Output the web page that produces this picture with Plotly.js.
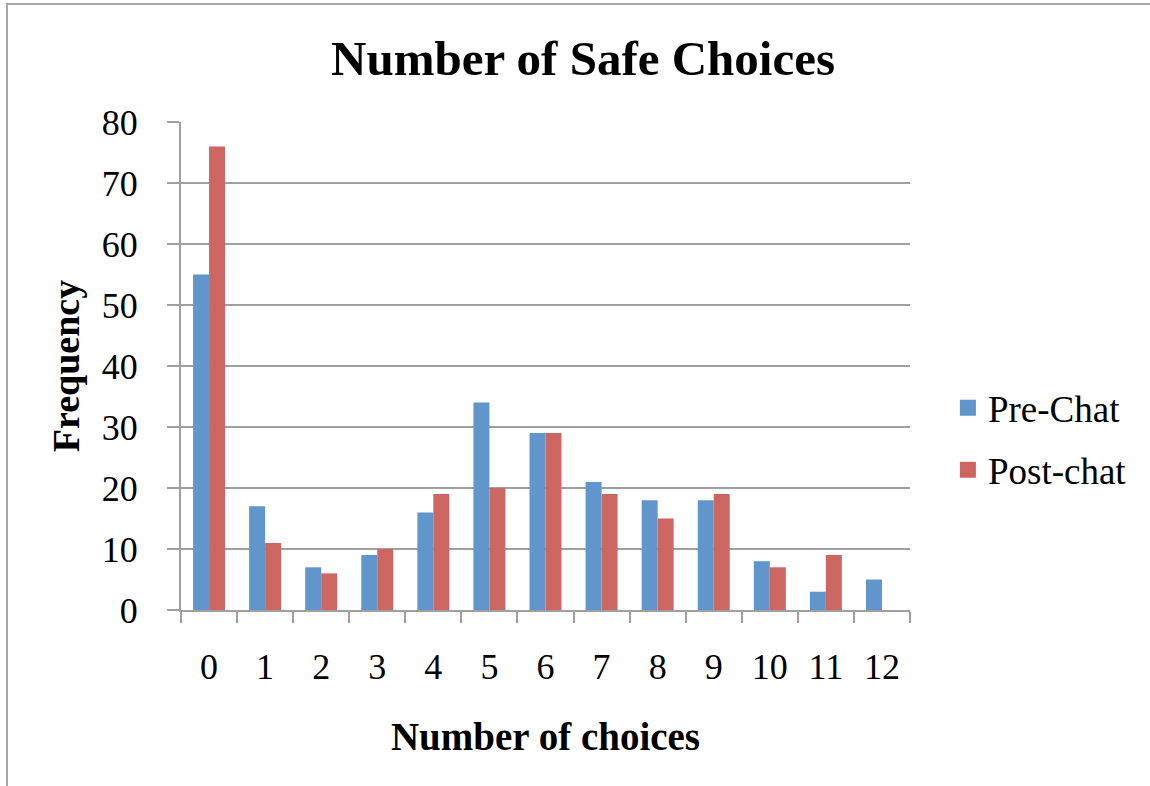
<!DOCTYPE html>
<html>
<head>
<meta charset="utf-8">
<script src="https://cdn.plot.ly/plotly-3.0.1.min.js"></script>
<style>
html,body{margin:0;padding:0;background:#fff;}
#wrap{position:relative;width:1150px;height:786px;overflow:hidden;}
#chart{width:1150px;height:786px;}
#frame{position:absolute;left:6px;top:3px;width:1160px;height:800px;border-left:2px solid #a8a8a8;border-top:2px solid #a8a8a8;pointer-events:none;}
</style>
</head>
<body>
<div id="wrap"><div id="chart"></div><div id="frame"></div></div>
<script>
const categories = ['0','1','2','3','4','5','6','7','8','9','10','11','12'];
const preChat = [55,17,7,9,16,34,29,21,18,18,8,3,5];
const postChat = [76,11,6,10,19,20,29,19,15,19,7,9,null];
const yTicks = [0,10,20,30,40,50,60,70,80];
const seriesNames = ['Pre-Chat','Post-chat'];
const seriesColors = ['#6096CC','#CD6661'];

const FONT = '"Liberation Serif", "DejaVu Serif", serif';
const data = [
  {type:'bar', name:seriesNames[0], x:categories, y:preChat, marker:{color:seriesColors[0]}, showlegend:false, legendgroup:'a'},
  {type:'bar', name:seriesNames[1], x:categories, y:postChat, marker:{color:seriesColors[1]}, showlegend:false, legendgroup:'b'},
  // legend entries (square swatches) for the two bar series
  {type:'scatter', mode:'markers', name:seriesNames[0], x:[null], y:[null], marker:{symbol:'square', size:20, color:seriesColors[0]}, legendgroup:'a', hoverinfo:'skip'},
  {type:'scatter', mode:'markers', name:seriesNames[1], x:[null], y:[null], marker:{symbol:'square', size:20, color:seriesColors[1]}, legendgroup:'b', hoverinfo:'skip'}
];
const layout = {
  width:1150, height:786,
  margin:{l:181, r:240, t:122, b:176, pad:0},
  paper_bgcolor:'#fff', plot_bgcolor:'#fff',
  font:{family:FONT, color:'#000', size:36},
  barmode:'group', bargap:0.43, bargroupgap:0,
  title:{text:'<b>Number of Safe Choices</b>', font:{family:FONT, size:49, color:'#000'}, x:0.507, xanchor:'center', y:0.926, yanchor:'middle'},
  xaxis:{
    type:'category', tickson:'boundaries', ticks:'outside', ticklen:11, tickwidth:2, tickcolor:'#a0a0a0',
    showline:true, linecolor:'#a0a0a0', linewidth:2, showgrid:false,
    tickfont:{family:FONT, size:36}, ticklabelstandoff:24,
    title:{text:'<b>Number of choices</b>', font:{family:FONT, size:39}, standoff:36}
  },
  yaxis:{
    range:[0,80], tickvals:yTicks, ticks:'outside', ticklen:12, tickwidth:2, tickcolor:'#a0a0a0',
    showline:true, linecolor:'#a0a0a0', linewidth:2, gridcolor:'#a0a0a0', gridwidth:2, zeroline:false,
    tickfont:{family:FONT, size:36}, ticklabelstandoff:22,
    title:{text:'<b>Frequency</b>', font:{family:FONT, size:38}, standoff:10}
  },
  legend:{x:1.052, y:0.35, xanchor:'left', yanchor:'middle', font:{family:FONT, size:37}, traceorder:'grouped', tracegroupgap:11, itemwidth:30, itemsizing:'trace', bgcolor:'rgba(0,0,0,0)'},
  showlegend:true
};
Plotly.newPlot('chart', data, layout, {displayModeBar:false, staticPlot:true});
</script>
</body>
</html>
______________________________
Goal: Return the listing above in full and without alteration, excluding its pictures.

Exercise answer:
Output the web page that produces this picture with Plotly.js.
<!DOCTYPE html>
<html>
<head>
<meta charset="utf-8">
<script src="https://cdn.plot.ly/plotly-3.0.1.min.js"></script>
<style>
html,body{margin:0;padding:0;background:#fff;}
#wrap{position:relative;width:1150px;height:786px;overflow:hidden;}
#chart{width:1150px;height:786px;}
#frame{position:absolute;left:6px;top:3px;width:1160px;height:800px;border-left:2px solid #a8a8a8;border-top:2px solid #a8a8a8;pointer-events:none;}
</style>
</head>
<body>
<div id="wrap"><div id="chart"></div><div id="frame"></div></div>
<script>
const categories = ['0','1','2','3','4','5','6','7','8','9','10','11','12'];
const preChat = [55,17,7,9,16,34,29,21,18,18,8,3,5];
const postChat = [76,11,6,10,19,20,29,19,15,19,7,9,null];
const yTicks = [0,10,20,30,40,50,60,70,80];
const seriesNames = ['Pre-Chat','Post-chat'];
const seriesColors = ['#6096CC','#CD6661'];

const FONT = '"Liberation Serif", "DejaVu Serif", serif';
const data = [
  {type:'bar', name:seriesNames[0], x:categories, y:preChat, marker:{color:seriesColors[0]}, showlegend:false, legendgroup:'a'},
  {type:'bar', name:seriesNames[1], x:categories, y:postChat, marker:{color:seriesColors[1]}, showlegend:false, legendgroup:'b'},
  // legend entries (square swatches) for the two bar series
  {type:'scatter', mode:'markers', name:seriesNames[0], x:[null], y:[null], marker:{symbol:'square', size:20, color:seriesColors[0]}, legendgroup:'a', hoverinfo:'skip'},
  {type:'scatter', mode:'markers', name:seriesNames[1], x:[null], y:[null], marker:{symbol:'square', size:20, color:seriesColors[1]}, legendgroup:'b', hoverinfo:'skip'}
];
const layout = {
  width:1150, height:786,
  margin:{l:181, r:240, t:122, b:176, pad:0},
  paper_bgcolor:'#fff', plot_bgcolor:'#fff',
  font:{family:FONT, color:'#000', size:36},
  barmode:'group', bargap:0.43, bargroupgap:0,
  title:{text:'<b>Number of Safe Choices</b>', font:{family:FONT, size:49, color:'#000'}, x:0.507, xanchor:'center', y:0.926, yanchor:'middle'},
  xaxis:{
    type:'category', tickson:'boundaries', ticks:'outside', ticklen:11, tickwidth:2, tickcolor:'#a0a0a0',
    showline:true, linecolor:'#a0a0a0', linewidth:2, showgrid:false,
    tickfont:{family:FONT, size:36}, ticklabelstandoff:24,
    title:{text:'<b>Number of choices</b>', font:{family:FONT, size:39}, standoff:36}
  },
  yaxis:{
    range:[0,80], tickvals:yTicks, ticks:'outside', ticklen:12, tickwidth:2, tickcolor:'#a0a0a0',
    showline:true, linecolor:'#a0a0a0', linewidth:2, gridcolor:'#a0a0a0', gridwidth:2, zeroline:false,
    tickfont:{family:FONT, size:36}, ticklabelstandoff:22,
    title:{text:'<b>Frequency</b>', font:{family:FONT, size:38}, standoff:10}
  },
  legend:{x:1.052, y:0.35, xanchor:'left', yanchor:'middle', font:{family:FONT, size:37}, traceorder:'grouped', tracegroupgap:11, itemwidth:30, itemsizing:'trace', bgcolor:'rgba(0,0,0,0)'},
  showlegend:true
};
Plotly.newPlot('chart', data, layout, {displayModeBar:false, staticPlot:true});
</script>
</body>
</html>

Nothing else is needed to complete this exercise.